# Special relativity and quantum mech

1. Nov 19, 2013

### bs vasanth

An atom can exist in two states , ground state of M and excited state of mass M+Δ , it goes to excited state by absorption of an photon, what is the photon frequency in the in the lab frame of reference ( where the atom is initially at rest )?

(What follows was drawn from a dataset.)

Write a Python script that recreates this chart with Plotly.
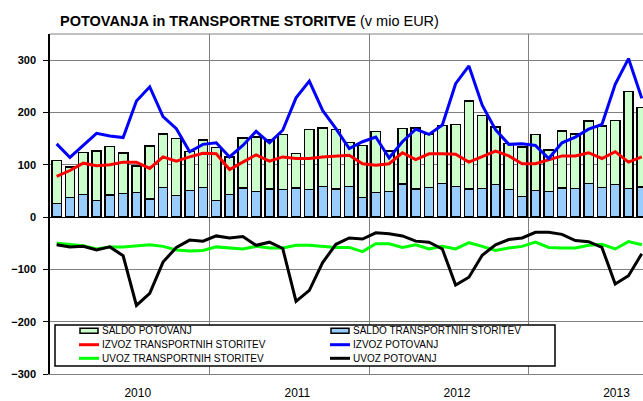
import plotly.graph_objects as go

# monthly data, Jan 2010 - Sep 2013 (mio EUR)
months = [f"{y}-{m:02d}" for y in (2010, 2011, 2012) for m in range(1, 13)] + \
         [f"2013-{m:02d}" for m in range(1, 10)]
years = ["2010", "2011", "2012", "2013"]

saldo_transport = [25.5, 37, 43.4, 32, 42, 44.7, 47.3, 34.5, 56.8, 40.9, 50.4, 57,
                   32, 43.4, 55.5, 49, 53.6, 52.4, 55.5, 53, 58.7, 53.6, 58.7, 37,
                   46.6, 49, 63.2, 53.6, 56.2, 64.5, 58.7, 53.6, 54.3, 62.3, 52.4, 39.6,
                   50.4, 49, 55.5, 54.3, 64.5, 56.8, 62, 54.3, 57.5]
saldo_potovanj = [83, 59, 80, 94, 93, 78, 50, 101, 102, 109, 75, 90,
                  101, 71, 96, 104, 94, 105, 66, 114, 112, 114, 84, 100,
                  117, 77, 106, 117, 103, 111, 118, 168, 140, 110, 88, 94,
                  107, 79, 109, 105, 119, 117, 123, 186, 152]
izvoz_transport = [78, 89, 103, 98, 100, 105, 105, 93, 115, 107, 115, 122,
                   121, 91, 105, 119, 107, 115, 112, 112, 115, 116, 118, 102,
                   99, 102, 123, 110, 121, 121, 120, 105, 115, 126, 117, 102,
                   102, 109, 117, 117, 123, 112, 125, 105, 115]
izvoz_potovanj = [140, 114, 137, 160, 155, 152, 222, 249, 192, 169, 125, 139,
                  142, 115, 137, 164, 142, 166, 228, 260, 204, 169, 131, 144,
                  153, 113, 144, 168, 158, 176, 255, 289, 214, 167, 139, 140,
                  137, 112, 142, 153, 168, 177, 254, 303, 227]
uvoz_transport = [-50, -53, -55, -61, -57, -57, -55, -53, -56, -63, -65, -64,
                  -57, -59, -61, -56, -59, -59, -54, -54, -56, -58, -58, -66,
                  -51, -51, -58, -53, -61, -56, -61, -49, -56, -64, -59, -56,
                  -48, -58, -59, -59, -54, -52, -61, -47, -53]
uvoz_potovanj = [-53, -57, -56, -63, -57, -74, -169, -146, -86, -58, -44, -46,
                 -36, -40, -37, -54, -48, -60, -161, -140, -87, -52, -40, -42,
                 -30, -32, -36, -46, -48, -61, -130, -115, -73, -53, -43, -40,
                 -29, -29, -33, -45, -47, -58, -128, -112, -70]

x = list(range(len(months)))
FONT = "Arial, Liberation Sans, sans-serif"

fig = go.Figure()
fig.add_trace(go.Bar(x=x, y=saldo_transport, name="SALDO TRANSPORTNIH STORITEV",
                     marker=dict(color="#99ccff", line=dict(color="black", width=1.5))))
fig.add_trace(go.Bar(x=x, y=saldo_potovanj, name="SALDO POTOVANJ",
                     marker=dict(color="#ccffcc", line=dict(color="black", width=1.5))))

lines = [
    (izvoz_transport, "IZVOZ TRANSPORTNIH STORITEV", "#ff0000"),
    (izvoz_potovanj, "IZVOZ POTOVANJ", "#0000ff"),
    (uvoz_transport, "UVOZ TRANSPORTNIH STORITEV", "#00ff00"),
    (uvoz_potovanj, "UVOZ POTOVANJ", "#000000"),
]
for vals, name, col in lines:
    fig.add_trace(go.Scatter(x=x, y=vals, name=name, mode="lines",
                             line=dict(color=col, width=3)))

# plot area in pixels: x 50..643, y 34..374
def px(v):
    return (v - 50) / 593

def py(v):
    return (374 - v) / 340

shapes = [
    dict(type="line", xref="paper", yref="paper", x0=0, x1=1, y0=1, y1=1,
         line=dict(color="#808080", width=1)),
    dict(type="rect", xref="paper", yref="paper", x0=px(55), x1=px(555),
         y0=py(366), y1=py(325), fillcolor="white", line=dict(color="black", width=1.5),
         layer="above"),
]
annotations = []

# hand-built legend, two columns x three rows
legend_items = [
    ("SALDO POTOVANJ", "#ccffcc", "bar"),
    ("SALDO TRANSPORTNIH STORITEV", "#99ccff", "bar"),
    ("IZVOZ TRANSPORTNIH STORITEV", "#ff0000", "line"),
    ("IZVOZ POTOVANJ", "#0000ff", "line"),
    ("UVOZ TRANSPORTNIH STORITEV", "#00ff00", "line"),
    ("UVOZ POTOVANJ", "#000000", "line"),
]
rows_y = [330.7, 344.7, 358.3]
cols_x = [79, 330]
for k, (name, col, kind) in enumerate(legend_items):
    cy = rows_y[k // 2]
    cx = cols_x[k % 2]
    if kind == "bar":
        shapes.append(dict(type="rect", xref="paper", yref="paper",
                           x0=px(cx + 1), x1=px(cx + 19), y0=py(cy + 2.5), y1=py(cy - 2.5),
                           fillcolor=col, line=dict(color="black", width=1.5), layer="above"))
    else:
        shapes.append(dict(type="line", xref="paper", yref="paper",
                           x0=px(cx), x1=px(cx + 20), y0=py(cy), y1=py(cy),
                           line=dict(color=col, width=3), layer="above"))
    annotations.append(dict(xref="paper", yref="paper", x=px(cx + 20.5), y=py(cy),
                            xanchor="left", yanchor="middle", showarrow=False,
                            text=name, font=dict(family=FONT, size=10, color="black")))

fig.update_layout(
    width=643, height=401,
    margin=dict(l=50, r=0, t=34, b=27),
    paper_bgcolor="white", plot_bgcolor="white",
    barmode="stack", bargap=0.3,
    showlegend=False,
    font=dict(family=FONT, color="black"),
    title=dict(text="<b>POTOVANJA in TRANSPORTNE STORITVE</b> (v mio EUR)",
               x=60 / 643, xanchor="left", xref="container",
               y=1 - 20.5 / 401, yanchor="middle", yref="container",
               font=dict(family=FONT, size=14.5, color="black")),
    shapes=shapes, annotations=annotations,
)
fig.update_yaxes(range=[-300, 350], tickvals=[-300, -200, -100, 0, 100, 200, 300],
                 showgrid=True, gridcolor="#808080", gridwidth=1,
                 showline=True, linecolor="black", linewidth=1.5,
                 ticks="outside", ticklen=5, tickcolor="black", ticklabelstandoff=5,
                 zeroline=True, zerolinecolor="black", zerolinewidth=1,
                 tickfont=dict(family=FONT, size=11, weight="bold"))
fig.update_xaxes(range=[-0.5, 44.09], tickvals=[6.1, 18.1, 30.1, 42.1], ticktext=years,
                 showgrid=False, ticks="", showline=True, linecolor="#808080",
                 ticklabelstandoff=8, zeroline=False,
                 tickfont=dict(family=FONT, size=12),
                 minor=dict(tickmode="array", tickvals=[11.5, 23.5, 35.5],
                            showgrid=True, gridcolor="#808080", gridwidth=1, ticks=""))

# the page's default body margin would shift the chart by 8px
fig.write_html("out.html", config={"displayModeBar": False},
               post_script="document.body.style.margin='0';")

A simple energy equation gives the answer:
E=( M+Δ -M)$c^{2}$=hγ
γ=Δ$c^{2}$/h
But my intuition says that I am overlooking something and can't be that simple..

2. Nov 20, 2013

### PAllen

It is that simple.

3. Nov 20, 2013

### Meir Achuz

You should include the recoil of the excited atom in the final state.
Use Energy^2=(M+K)^2=(M+Delta)^2+K^2, and solve for K (the photon energy). (with c=1)

4. Nov 20, 2013

### PAllen

Yes, I ignored recoil because its contribution is small for common cases. I, of course, agree with the above formula. Note that even for as extreme a case as a 10 Mev delta for a hydrogen atom, including recoil only changes the required photon energy to about 10.05 Mev. For Sodium, to about 10.002 Mev. For delta of 1 Mev and hydrogen, including recoil would require a 1.0005 Mev photon.